NZ Cup campaign in limbo for Leap To Fame

By Adam Hamilton

Champion Aussie pacer Leap To Fame’s planned New Zealand Cup raid is in limbo after a day of drama saw him withdrawn from Saturday night’s $100,000 Group 2 Redcliffe Cup.

The race had been earmarked for many weeks as the “key decider” for owners Kevin and Kay Seymour and trainer-driver Grant Dixon when planning a Christchurch trip in November.

“Yes, I don’t know where we stand on that (the NZ Cup) now,” Kevin Seymour said. “The whole idea of running him as Redcliffe was to get the closest possible standing start experience to an NZ Cup and we won’t get that now.

“We’ve got lots of thinking to do.”

Importantly, Leap To Fame did win his only standing start race impressively in the Flashing Red at Albion Park on June 8.

So, why is Leap To Fame not running in the Redcliffe Cup?

The race had been billed as the mouth-watering third clash between Australia’s two best pacers, Leap To Fame and last year’s NZ Cup winner Swayzee.

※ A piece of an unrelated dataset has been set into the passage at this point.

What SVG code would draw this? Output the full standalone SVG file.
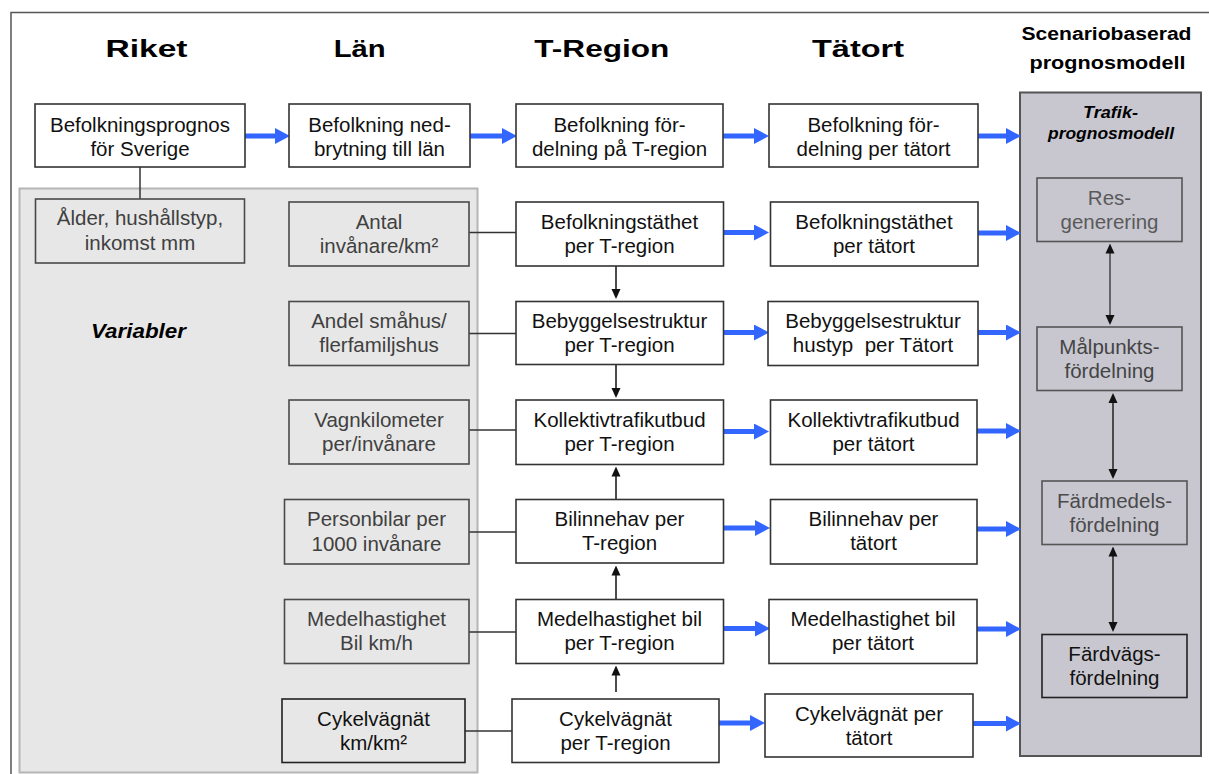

But, after a remarkable 24 hours, the rematch was off and neither were headed to Redcliffe.

The first shock came when Swayzee wasn’t even among nominations for the Cup when they closed yesterday (Monday).

Trainer Jason Grimson said he “wasn’t 100 percent happy” with Swayzee after his narrow and shock defeat by stablemate Nerano at Albion Park last Saturday night.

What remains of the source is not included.